Every buffer implementation features a set of files:
- length
Get/set the number of sample sets that may be held by the buffer.
- enable
Enables/disables the buffer. This file should be written last, after length and selection of scan elements.
- watermark
A single positive integer specifying the maximum number of scan elements to wait for. Poll will block until the watermark is reached. Blocking read will wait until the minimum between the requested read amount or the low water mark is available. Non-blocking read will retrieve the available samples from the buffer even if there are less samples then watermark level. This allows the application to block on poll with a timeout and read the available samples after the timeout expires and thus have a maximum delay guarantee.
- data_available
A read-only value indicating the bytes of data available in the buffer. In the case of an output buffer, this indicates the amount of empty space available to write data to. In the case of an input buffer, this indicates the amount of data available for reading.
- length_align_bytes
Using the high-speed interface. DMA buffers may have an alignment requirement for the buffer length.
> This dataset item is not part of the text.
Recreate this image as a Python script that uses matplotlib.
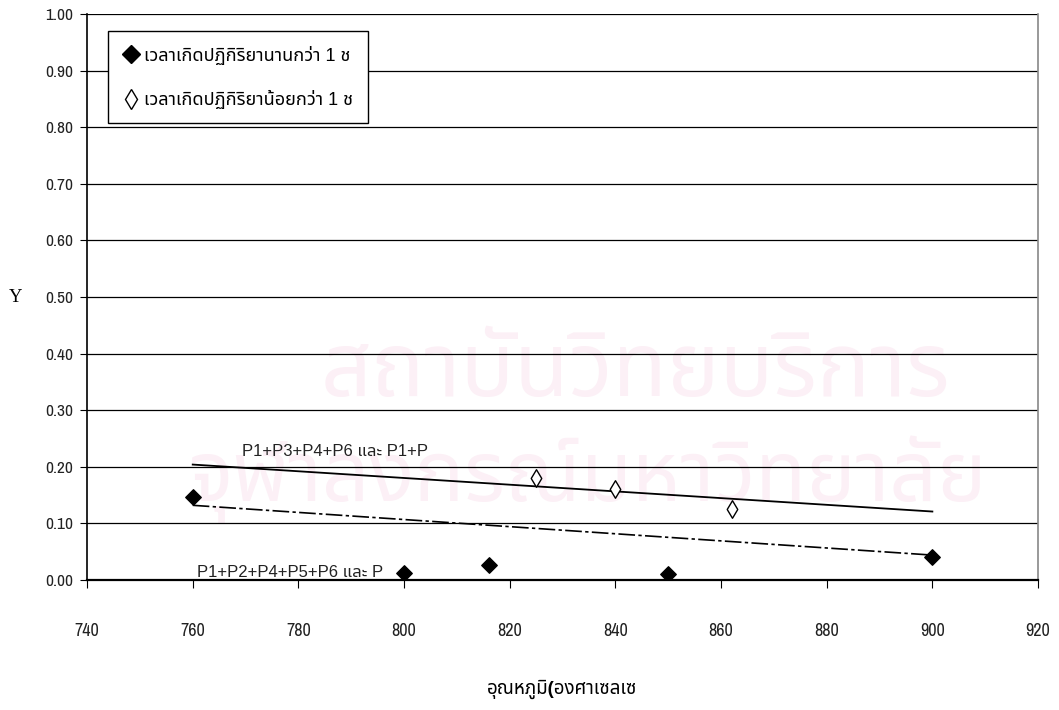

Newer versions of the kernel will report the alignment requirements associated with a device through the
length_align_bytesproperty.- scan_elements
The scan_elements directory contains interfaces for elements that will be captured for a single triggered sample set in the buffer.
root:/sys/devices/platform/bfin-spi.0/spi0.3/device0/device0:buffer0/scan_elements> ls
in0_en in_type timestamp_index
in0_index timestamp_en timestamp_type
root:/sys/devices/platform/bfin-spi.0/spi0.3/device0/device0:buffer0/scan_elements>
- in_voltageX_en / in_voltageX-voltageY_en / timestamp_en:
Scan element control for triggered data capture. Writing 1 will enable the scan element, writing 0 will disable it
- in_voltageX_type / in_voltageX-voltageY_type / timestamp_type:
Description of the scan element data storage within the buffer and therefore in the form in which it is read from user-space. Form is [s|u]bits/storage-bits. s or u specifies if signed (2’s complement) or unsigned. bits is the number of bits of data and storage-bits is the space (after padding) that it occupies in the buffer. Note that some devices will have additional information in the unused bits so to get a clean value, the bits value must be used to mask the buffer output value appropriately. The storage-bits value also specifies the data alignment. So u12/16 will be a unsigned 12 bit integer stored in a 16 bit location aligned to a 16 bit boundary. For other storage combinations this attribute will be extended appropriately.
- in_voltageX_index / in_voltageX-voltageY_index / timestamp_index:
A single positive integer specifying the position of this scan element in the buffer. Note these are not dependent on what is enabled and may not be contiguous. Thus for user-space to establish the full layout these must be used in conjunction with all _en attributes to establish which channels are present, and the relevant _type attributes to establish the data storage format.